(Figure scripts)

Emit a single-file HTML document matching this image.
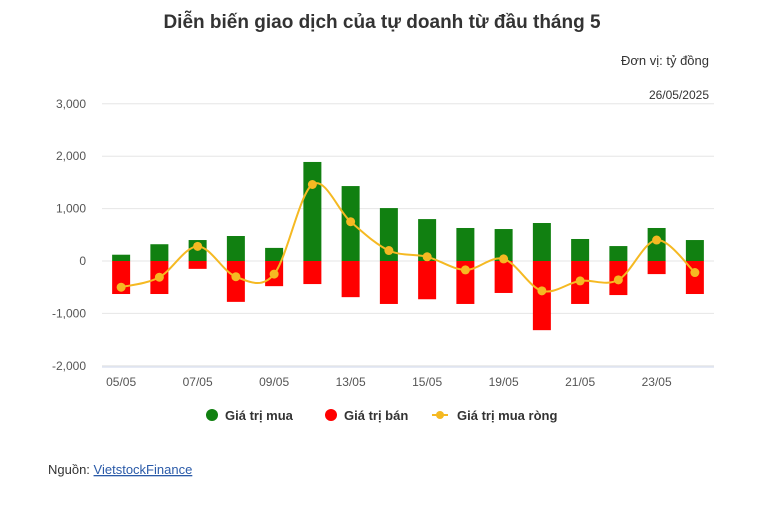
<!DOCTYPE html>
<html><head><meta charset="utf-8"><style>
body{margin:0;background:#fff;font-family:"Liberation Sans",sans-serif;}
#wrap{position:relative;width:757px;height:510px;overflow:hidden}
</style></head><body>
<div id="wrap">
<svg id="chart" width="757" height="510">
<text x="382" y="28" text-anchor="middle" font-size="19" font-weight="bold" fill="#333">Diễn biến giao dịch của tự doanh từ đầu tháng 5</text>
<text x="709" y="65" text-anchor="end" font-size="13" fill="#333">Đơn vị: tỷ đồng</text>
<text x="709" y="99" text-anchor="end" font-size="12" fill="#333">26/05/2025</text>
<g id="grid"></g><g id="bars"></g><g id="line"></g><g id="xaxis"></g>
<g>
<g><circle cx="212" cy="415" r="6" fill="#118011"/><text x="225" y="420" font-size="13" font-weight="bold" fill="#333">Giá trị mua</text></g>
<g><circle cx="331" cy="415" r="6" fill="#ff0000"/><text x="344" y="420" font-size="13" font-weight="bold" fill="#333">Giá trị bán</text></g>
<g><line x1="432" y1="415" x2="448" y2="415" stroke="#f5b922" stroke-width="2"/><circle cx="440" cy="415" r="4" fill="#f5b922"/><text x="457" y="420" font-size="13" font-weight="bold" fill="#333">Giá trị mua ròng</text></g>
</g>
<text x="48" y="474" font-size="13" fill="#333">Nguồn: <tspan fill="#2a5aa8" text-decoration="underline">VietstockFinance</tspan></text>
</svg>
</div>
<script>
const categories=["05/05","06/05","07/05","08/05","09/05","12/05","13/05","14/05","15/05","16/05","19/05","20/05","21/05","22/05","23/05","26/05"];
const buyValues=[120,320,400,477,250,1890,1430,1010,800,630,610,725,420,285,630,400];
const sellValues=[-630,-630,-150,-780,-480,-440,-690,-820,-730,-820,-610,-1320,-820,-650,-250,-630];
const netValues=[-500,-310,280,-300,-250,1460,750,200,80,-170,40,-570,-380,-360,400,-220];
const yTicks=[3000,2000,1000,0,-1000,-2000];
const yTickLabels=["3,000","2,000","1,000","0","-1,000","-2,000"];
const NS="http://www.w3.org/2000/svg";
const x0=102,x1=714,step=(x1-x0)/categories.length;
const xc=i=>x0+step*(i+0.5);
const y=v=>261-v*0.0524;
function mk(t,a,p){const e=document.createElementNS(NS,t);for(const k in a)e.setAttribute(k,a[k]);p.appendChild(e);return e;}
const grid=document.getElementById('grid');
yTicks.forEach((v,i)=>{
 const l=mk('line',{x1:x0,x2:x1,y1:y(v),y2:y(v),stroke:'#e6e6e6'},grid);
 
 
 const t=mk('text',{x:86,y:y(v)+4,'text-anchor':'end','font-size':12,fill:'#555'},grid);
 t.textContent=yTickLabels[i];
 
 
});
const xa=document.getElementById('xaxis');
const ax=mk('line',{x1:x0,x2:x1,y1:367,y2:367,stroke:'#ccd6eb'},xa);


categories.forEach((c,i)=>{
 if(i%2) return;
 const t=mk('text',{x:xc(i),y:386,'text-anchor':'middle','font-size':12,fill:'#555'},xa);
 t.textContent=c;
 
 
});
const bars=document.getElementById('bars');const bw=18;
categories.forEach((c,i)=>{
 const b=mk('rect',{x:xc(i)-bw/2,y:y(buyValues[i]),width:bw,height:y(0)-y(buyValues[i]),fill:'#118011'},bars);
 
 
 const s=mk('rect',{x:xc(i)-bw/2,y:y(0),width:bw,height:y(sellValues[i])-y(0),fill:'#ff0000'},bars);
 
 
});
const lg=document.getElementById('line');
const pts=netValues.map((v,i)=>[xc(i),y(v)]);
let d=`M${pts[0][0]},${pts[0][1]}`;
for(let i=0;i<pts.length-1;i++){
 const p0=pts[Math.max(0,i-1)],p1=pts[i],p2=pts[i+1],p3=pts[Math.min(pts.length-1,i+2)];
 const c1=[p1[0]+(p2[0]-p0[0])/6,p1[1]+(p2[1]-p0[1])/6];
 const c2=[p2[0]-(p3[0]-p1[0])/6,p2[1]-(p3[1]-p1[1])/6];
 d+=` C${c1[0]},${c1[1]} ${c2[0]},${c2[1]} ${p2[0]},${p2[1]}`;
}
const path=mk('path',{d:d,fill:'none',stroke:'#f5b922','stroke-width':2},lg);


pts.forEach(p=>{
 const c=mk('circle',{cx:p[0],cy:p[1],r:4.5,fill:'#f5b922'},lg);
 
 
});
</script>
</body></html>
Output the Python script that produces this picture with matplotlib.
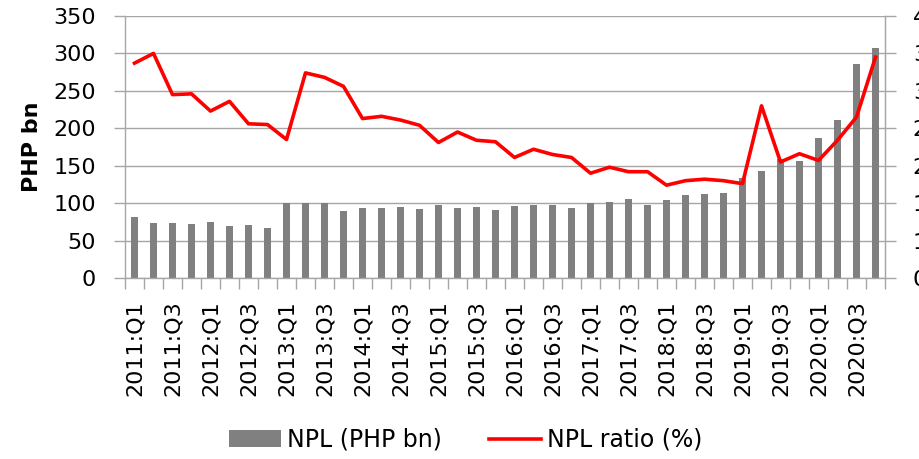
import matplotlib
matplotlib.use("Agg")
import matplotlib.pyplot as plt
import numpy as np
from matplotlib.ticker import FixedLocator, FormatStrFormatter

years = list(range(2011, 2021))
quarters = [f"{y}:Q{q}" for y in years for q in range(1, 5)]

npl = [81.7, 74, 74, 72, 75.4, 69, 70.5, 67.4, 100, 100.5, 100, 90,
       93, 94, 95.5, 92.4, 97, 93.3, 94.6, 91,
       96.4, 97.8, 97.8, 93.3, 100, 100.9, 104.9, 96.9, 103.6, 110.3,
       112, 113, 133.9, 143, 158.5, 156, 186.6, 211, 286, 307.6]

npl_ratio = [3.37, 3.50, 2.95, 2.96, 2.73, 2.86, 2.56, 2.55, 2.35, 3.24,
             3.18, 3.06, 2.63, 2.66, 2.61, 2.54, 2.31, 2.45, 2.34, 2.32,
             2.11, 2.22, 2.15, 2.11, 1.90, 1.98, 1.92, 1.92, 1.74, 1.80,
             1.82, 1.80, 1.76, 2.80, 2.05, 2.16, 2.07, 2.34, 2.65, 3.45]

left_ticks = [0, 50, 100, 150, 200, 250, 300, 350]
right_ticks = [0.5, 1.0, 1.5, 2.0, 2.5, 3.0, 3.5, 4.0]

plt.rcParams['font.family'] = ['DejaVu Sans']
FS = 16
grid_c = '#a6a6a6'

fig = plt.figure(figsize=(9.2, 4.59), dpi=100)
ax = fig.add_axes([125/920, 1-278/459, 760/920, 262/459])
x = np.arange(len(quarters))

bars = ax.bar(x, npl, width=0.42, color='#808080', label='NPL (PHP bn)', zorder=2)
ax.set_xlim(-0.5, len(quarters) - 0.5)
ax.set_ylim(0, 350)
ax.set_yticks(left_ticks)
ax.yaxis.grid(True, color=grid_c, linewidth=1.0, zorder=0)
ax.set_axisbelow(True)

# x ticks: marks at boundaries, labels every other quarter
ax.xaxis.set_major_locator(FixedLocator(np.arange(-0.5, len(quarters), 1.0)))
ax.xaxis.set_major_formatter(plt.NullFormatter())
ax.xaxis.set_minor_locator(FixedLocator(x[::2]))
ax.set_xticklabels(quarters[::2], minor=True, rotation=90, fontsize=FS)
ax.tick_params(axis='x', which='major', length=8, width=1, color=grid_c)
ax.tick_params(axis='x', which='minor', length=0, pad=16)
ax.tick_params(axis='y', length=8, width=1, color=grid_c, labelsize=FS, pad=13)

for s in ['top']:
    ax.spines[s].set_visible(False)
for s in ['left', 'bottom', 'right']:
    ax.spines[s].set_color(grid_c)
    ax.spines[s].set_linewidth(1.0)

ax.set_ylabel('PHP bn', fontsize=FS, fontweight='bold', labelpad=8)

ax2 = ax.twinx()
line, = ax2.plot(x, npl_ratio, color='#ff0000', linewidth=2.6, label='NPL ratio (%)', zorder=3)
ax2.set_ylim(0.5, 4.0)
ax2.set_yticks(right_ticks)
ax2.yaxis.set_major_formatter(FormatStrFormatter('%.1f'))
ax2.tick_params(axis='y', length=8, width=1, color=grid_c, labelsize=FS, pad=12)
for s in ['top', 'left', 'bottom']:
    ax2.spines[s].set_visible(False)
ax2.spines['right'].set_color(grid_c)

fig.legend([bars, line], ['NPL (PHP bn)', 'NPL ratio (%)'], loc='center',
           bbox_to_anchor=(466/920, 1-440/459), ncol=2, frameon=False,
           fontsize=17, handlelength=2.2, handletextpad=0.25, columnspacing=2.0)

fig.savefig('out.png', dpi=100)
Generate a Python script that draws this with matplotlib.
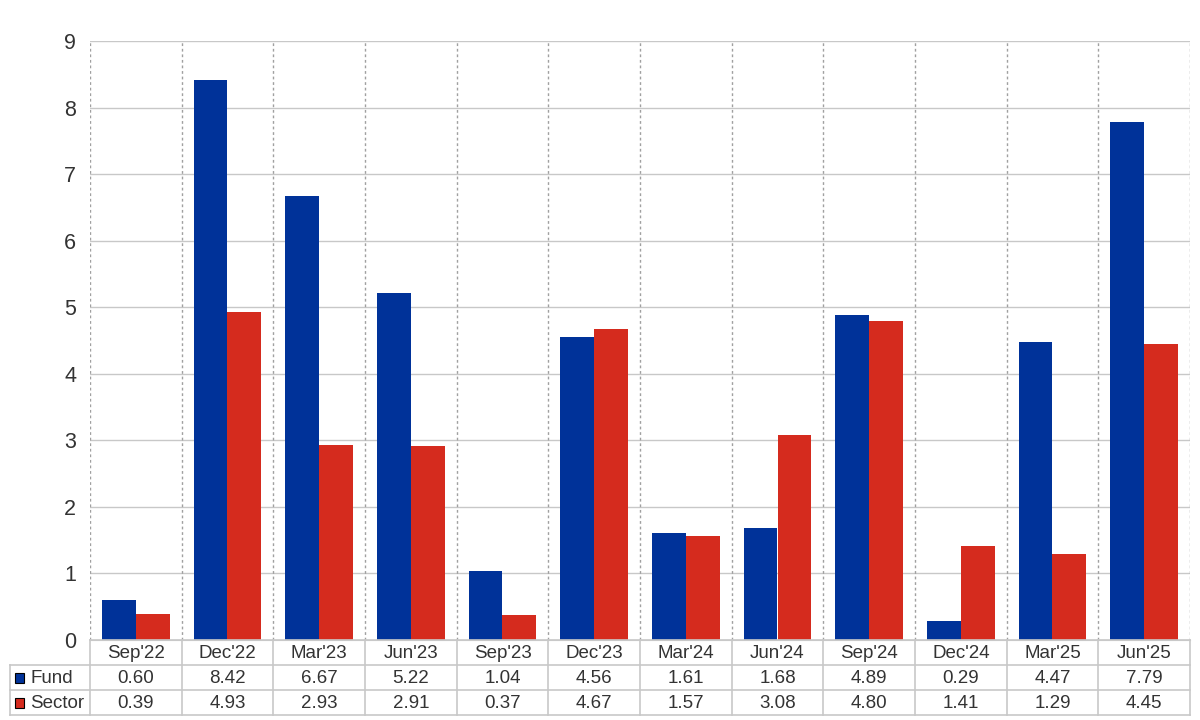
import matplotlib
matplotlib.use("Agg")
import matplotlib.pyplot as plt
import numpy as np

categories = ["Sep'22", "Dec'22", "Mar'23", "Jun'23", "Sep'23", "Dec'23",
              "Mar'24", "Jun'24", "Sep'24", "Dec'24", "Mar'25", "Jun'25"]
fund = [0.60, 8.42, 6.67, 5.22, 1.04, 4.56, 1.61, 1.68, 4.89, 0.29, 4.47, 7.79]
sector = [0.39, 4.93, 2.93, 2.91, 0.37, 4.67, 1.57, 3.08, 4.80, 1.41, 1.29, 4.45]
series_names = ["Fund", "Sector"]
yticks = list(range(0, 10))

BLUE = "#003299"
RED = "#D52B1E"
GRID = "#c8c8c8"
TXT = "#333333"

plt.rcParams['font.family'] = ['Liberation Sans', 'DejaVu Sans']

W, H = 1200, 720
fig = plt.figure(figsize=(12, 7.2), dpi=100)

# main axes (pixels)
ax_l, ax_r, ax_t, ax_b = 90, 1190, 41, 640
ax = fig.add_axes([ax_l / W, 1 - ax_b / H, (ax_r - ax_l) / W, (ax_b - ax_t) / H])
n = len(categories)
x = np.arange(n)
bw = 0.37
ax.bar(x - bw / 2, fund, width=bw, color=BLUE, zorder=3)
ax.bar(x + bw / 2, sector, width=bw, color=RED, zorder=3)
ax.set_xlim(-0.5, n - 0.5)
ax.set_ylim(0, 9)
ax.set_yticks(yticks)
ax.set_yticklabels([str(v) for v in yticks], fontsize=15.5, color=TXT)
ax.tick_params(axis='y', length=0, pad=10)
ax.set_xticks([])
for yv in yticks[1:]:
    ax.axhline(yv, color=GRID, lw=1, zorder=1)
for xv in np.arange(-0.5, n, 1.0):
    ax.axvline(xv, color="#a0a0a0", lw=1, ls=(0, (2, 2)), zorder=1)
for s in ["top", "right", "left"]:
    ax.spines[s].set_visible(False)
ax.spines["bottom"].set_color(GRID)
ax.spines["bottom"].set_zorder(4)

# table axes
tb_l, tb_r, tb_t, tb_b = 10, 1190, 640, 715
tax = fig.add_axes([tb_l / W, 1 - tb_b / H, (tb_r - tb_l) / W, (tb_b - tb_t) / H])
ppc = (ax_r - ax_l) / n
left_x = -0.5 - (ax_l - tb_l) / ppc
tax.set_xlim(left_x, n - 0.5)
tax.set_ylim(3, 0)
tax.axis("off")

lk = dict(color=GRID, lw=1.2, clip_on=False)
tax.plot([-0.5, n - 0.5], [0, 0], **lk)
tax.plot([left_x, n - 0.5], [1, 1], **lk)
tax.plot([left_x, n - 0.5], [2, 2], **lk)
tax.plot([left_x, n - 0.5], [3, 3], **lk)
tax.plot([left_x, left_x], [1, 3], **lk)
for xv in np.arange(-0.5, n, 1.0):
    tax.plot([xv, xv], [0, 3], **lk)

fs = 13.5
for i, c in enumerate(categories):
    tax.text(i, 0.55, c, ha="center", va="center", fontsize=fs, color=TXT)
    tax.text(i, 1.55, f"{fund[i]:.2f}", ha="center", va="center", fontsize=fs, color=TXT)
    tax.text(i, 2.55, f"{sector[i]:.2f}", ha="center", va="center", fontsize=fs, color=TXT)

for r, (name, col) in enumerate(zip(series_names, [BLUE, RED])):
    yc = 1.5 + r
    tax.add_patch(plt.Rectangle((left_x + 0.05, yc - 0.2), 0.1, 0.4,
                                facecolor=col, edgecolor="black", lw=0.8, clip_on=False))
    tax.text(left_x + 0.22, yc + 0.05, name, ha="left", va="center", fontsize=fs, color=TXT)

fig.savefig("out.png", dpi=100)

* **Your objective**
Reproduce exactly, and only, the lines from the one containing "Output the Python" through the one containing "112, 113, 133.9, 143, 158.5, 156, 186.6, 211, 286, 307.6]", including both; leave out any pictures.

* **In response**
Output the Python script that produces this picture with matplotlib.
import matplotlib
matplotlib.use("Agg")
import matplotlib.pyplot as plt
import numpy as np
from matplotlib.ticker import FixedLocator, FormatStrFormatter

years = list(range(2011, 2021))
quarters = [f"{y}:Q{q}" for y in years for q in range(1, 5)]

npl = [81.7, 74, 74, 72, 75.4, 69, 70.5, 67.4, 100, 100.5, 100, 90,
       93, 94, 95.5, 92.4, 97, 93.3, 94.6, 91,
       96.4, 97.8, 97.8, 93.3, 100, 100.9, 104.9, 96.9, 103.6, 110.3,
       112, 113, 133.9, 143, 158.5, 156, 186.6, 211, 286, 307.6]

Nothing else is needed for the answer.